The roll call of U.S. allies in the Middle East and its neighborhood has always read like a target list: Maliki, Karzai, Sistani, Musharraf. One bullet or one suicide blast could wipe out all our work and rip apart a strategically important country.

Assassinations have steadily picked off pro-Western politicians in Lebanon, and one of our key tribal allies in Western Iraq, Sheik Satter, was murdered shortly after meeting with President Bush. But since Sept. 11, we have been lucky. There have been no assassinations of true geo-strategic significance, except perhaps that of anti-Syria former Lebanese Prime Minister Rafik Hariri, whose killing prompted a popular backlash that ended the Syrian occupation of his country.

Until now. Until Benazir Bhutto was killed in a shooting and suicide bombing at the end of a political rally in the city of Rawalpindi. Until her return to Pakistan from exile a few months ago, met immediately with threats to kill her from Islamic extremists, ended in a tragedy that is still shocking even if it seemed inevitable.

It's always been the assassin's conceit that he can move history with a single blow. Sometimes, as most infamously with Gavrilo Princip's shot that precipitated World War I, he succeeds. But it is much harder to do in stable, institutionally mature democracies where established parties can be as important as a single man or woman. Pakistan, alternately ruled by civilian kleptocrats and generals, is not such a country. Bhutto will be hard to replace.

In keeping with the clannishness of Pakistani politics, her Pakistan Peoples Party was entirely dependent on her (authoritarian-style) leadership. Her civilian rival, Nawaz Sharif, who also recently returned from exile, is soft on Islamic militants and has even been accused of having taken bribes from Osama bin Laden. That leaves President Pervez Musharraf, increasingly isolated politically, without a decent civilian ally with whom to try to broaden his support as his country totters from this latest blow.

...

For the terrorists, murder rather than persuasion is the very stuff of politics. It's no accident that the thunderclap that heralded the horrors of Sept. 11 was the assassination in Afghanistan of the anti-Taliban guerrilla fighter Ahmad Massoud. Where it has no majority support and no democratic inspirational leaders of its own, al-Qaida can always kill and hope to gain in the resulting whirlwind.

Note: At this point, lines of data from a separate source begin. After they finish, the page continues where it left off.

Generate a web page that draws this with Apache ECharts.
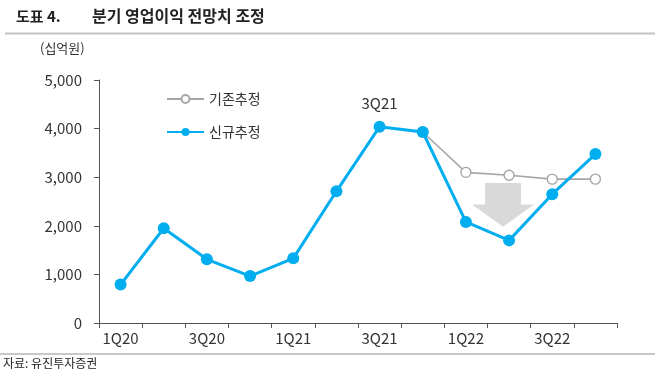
<!DOCTYPE html>
<html>
<head>
<meta charset="utf-8">
<script src="https://cdn.jsdelivr.net/npm/echarts@6/dist/echarts.min.js"></script>
<style>html,body{margin:0;padding:0;background:#fff}#c{width:660px;height:382px}</style>
</head>
<body>
<div id="c"></div>
<script>
var categories = ['1Q20','2Q20','3Q20','4Q20','1Q21','2Q21','3Q21','4Q21','1Q22','2Q22','3Q22','4Q22'];
var oldEstimate = [null,null,null,null,null,null,null,3930,3100,3040,2960,2960];
var newEstimate = [790,1950,1310,965,1330,2710,4040,3930,2080,1700,2650,3475];
var yTicks = [0,1000,2000,3000,4000,5000];
var seriesNames = ['기존추정','신규추정'];

(function(){
var FONT = '"Noto Sans CJK KR", "Noto Sans", sans-serif';
var chart = echarts.init(document.getElementById('c'));
var option = {
  animation: false,
  textStyle: {fontFamily: FONT},
  grid: {left: 99, right: 43, top: 80, bottom: 59, containLabel: false},
  legend: {
    orient: 'vertical', left: 161, top: 87, itemWidth: 37, itemHeight: 10, itemGap: 19,
    textStyle: {fontSize: 14, color: '#333', fontFamily: FONT},
    data: seriesNames
  },
  xAxis: {
    type: 'category', data: categories, boundaryGap: true,
    axisLine: {lineStyle: {color: '#555', width: 1}},
    axisTick: {show: true, length: 5, interval: 0, lineStyle: {color: '#555'}},
    axisLabel: {interval: 0, fontSize: 15, color: '#333', margin: 8, fontFamily: FONT,
      formatter: function(v, i){ return i % 2 === 0 ? v : ''; }}
  },
  yAxis: {
    type: 'value', min: yTicks[0], max: yTicks[yTicks.length-1], interval: 1000,
    splitLine: {show: false},
    axisLine: {show: true, lineStyle: {color: '#555', width: 1}},
    axisTick: {show: true, length: 5, lineStyle: {color: '#555'}},
    axisLabel: {fontSize: 15, color: '#333', margin: 17, fontFamily: FONT,
      formatter: function(v){ return v.toLocaleString('en-US'); }}
  },
  series: [
    {
      name: seriesNames[0], type: 'line', data: oldEstimate, z: 2,
      symbol: 'circle', symbolSize: 10, showAllSymbol: true,
      lineStyle: {color: '#A6A6A6', width: 1.6},
      itemStyle: {color: '#fff', borderColor: '#A6A6A6', borderWidth: 1.4}
    },
    {
      name: seriesNames[1], type: 'line', data: newEstimate.map(function(v,i){
        return categories[i]==='3Q21' ? {value: v, label: {show: true, position: 'top', distance: 10, formatter: categories[i], fontSize: 15, color: '#333', fontFamily: FONT}} : v;
      }), z: 3,
      symbol: 'circle', symbolSize: 12, showAllSymbol: true,
      lineStyle: {color: '#00AEEF', width: 3},
      itemStyle: {color: '#00AEEF'}
    }
  ]
};
chart.setOption(option);

// annotation arrow (decoration) positioned from data space
var p8 = chart.convertToPixel({xAxisIndex:0, yAxisIndex:0}, [8, 2880]);
var p9 = chart.convertToPixel({xAxisIndex:0, yAxisIndex:0}, [9, 2440]);
var pTip = chart.convertToPixel({yAxisIndex:0}, 1980);
var cx = p8[0] + (p9[0]-p8[0]) * 0.86;
var yTop = p8[1], yMid = p9[1];
var arrowPts = [[cx-18, yTop],[cx+18, yTop],[cx+18, yMid],[cx+31, yMid],[cx, pTip],[cx-31, yMid],[cx-18, yMid]];

chart.setOption({graphic: [
  {type:'polygon', shape:{points: arrowPts}, style:{fill:'#D9D9D9'}, z: 1, silent: true},
  {type:'text', left: 16, top: 9, style:{text:'도표 4.', font:'bold 15px ' + FONT, fill:'#222'}},
  {type:'text', left: 92, top: 8, style:{text:'분기 영업이익 전망치 조정', font:'bold 16px ' + FONT, fill:'#222'}},
  {type:'line', shape:{x1:5, y1:33.5, x2:655, y2:33.5}, style:{stroke:'#C4C4C4', lineWidth:2}},
  {type:'text', left: 40, top: 42, style:{text:'(십억원)', font:'13px ' + FONT, fill:'#333'}},
  {type:'line', shape:{x1:0, y1:354, x2:655, y2:354}, style:{stroke:'#C8C8C8', lineWidth:2}},
  {type:'text', left: 3, top: 357, style:{text:'자료: 유진투자증권', font:'12px ' + FONT, fill:'#222'}}
]});
})();
</script>
</body>
</html>
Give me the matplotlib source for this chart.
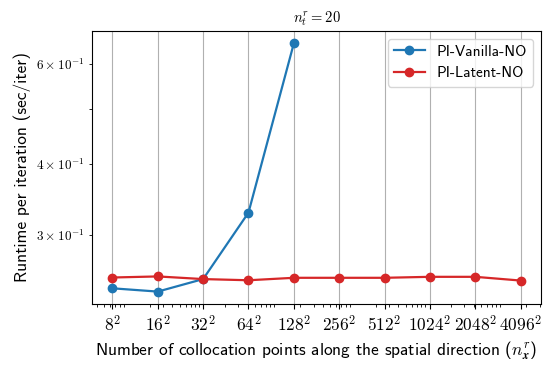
import matplotlib
matplotlib.use("Agg")
import math
import matplotlib.pyplot as plt
from matplotlib.ticker import FuncFormatter, NullFormatter

# collocation points along the spatial direction: n^2
n_side = [8, 16, 32, 64, 128, 256, 512, 1024, 2048, 4096]
vanilla_n = [8, 16, 32, 64, 128]
vanilla_time = [0.2418, 0.2386, 0.2510, 0.3285, 0.6517]
latent_time = [0.2526, 0.2537, 0.2510, 0.2498, 0.2523,
               0.2523, 0.2523, 0.2533, 0.2533, 0.2495]
ytick_mantissas = [3, 4, 6]

plt.rcParams['font.family'] = ['cmss10', 'DejaVu Sans']
plt.rcParams['mathtext.fontset'] = 'cm'
plt.rcParams['axes.unicode_minus'] = False


def sci_label(v, pos):
    e = math.floor(math.log10(v) + 1e-9)
    m = round(v / 10 ** e)
    if m in ytick_mantissas:
        return r'$%d\times10^{%d}$' % (m, e)
    return ''


fig = plt.figure(figsize=(5.56, 3.66), dpi=100)
ax = fig.add_axes([0.1655, 0.1694, 0.8075, 0.7459])

x_all = [n ** 2 for n in n_side]
x_van = [n ** 2 for n in vanilla_n]
ax.plot(x_van, vanilla_time, '-o', color='tab:blue', lw=1.6, ms=6,
        label='PI-Vanilla-NO')
ax.plot(x_all, latent_time, '-o', color='tab:red', lw=1.6, ms=6,
        label='PI-Latent-NO')

ax.set_xscale('log')
ax.set_yscale('log')
ax.set_xticks(x_all)
ax.set_xticklabels([r'$\mathsf{%d}^{\mathsf{2}}$' % n for n in n_side], fontsize=12.5)
ax.yaxis.set_minor_formatter(FuncFormatter(sci_label))
ax.yaxis.set_major_formatter(NullFormatter())
ax.tick_params(axis='y', which='both', labelsize=9.5)
ax.grid(True, axis='x', which='major', color='#b0b0b0', lw=0.8)

ax.set_xlabel(r'Number of collocation points along the spatial direction ($n_{\boldsymbol{x}}^r$)',
              fontsize=12.5)
ax.set_ylabel('Runtime per iteration (sec/iter)', fontsize=12.5)
ax.set_title(r'$n_t^r = 20$', fontsize=10.5)
ax.legend(loc='upper right', fontsize=11)

fig.savefig('out.png', dpi=100)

As Iraq during the past year shows, chaos needn't prevail. But we have more leverage over Iraq than Pakistan, where we have no troops and not necessarily even a dependable ally in power, and Afghanistan, where we are operating in a cumbersome arrangement with NATO forces that have been struggling to take the fight to the Taliban. As our Iraq policy spiraled downward in 2006, it benefited from the sort of thorough rethinking that we now need to bring to bear to Pakistan and Afghanistan.

...

For awhile, poison was the favored tool to those who sought power through murder. In Rome and Spain it was some times done at a rapid rate to overturn succession by accident of birth. One Russian king is rumored to have eaten nothing but hard boiled eggs that were served still in their shell in order to avoid poisoning.

Democracy is lest prone to this type of succession battle, but we have had our own epidemics of assassination. The word itself comes from a group of Islamic fanatics who called themselves teh assassins. They were based in Syria originally and their specialty was killing other Muslim leaders. In that context, the Bhutto murder comes from an unfortunately rich tradition of Islam.

This murder will roil for a while, but if Pakistan can avoid the chaos that the murderers intended it can use it as a springboard to more democracy, not less.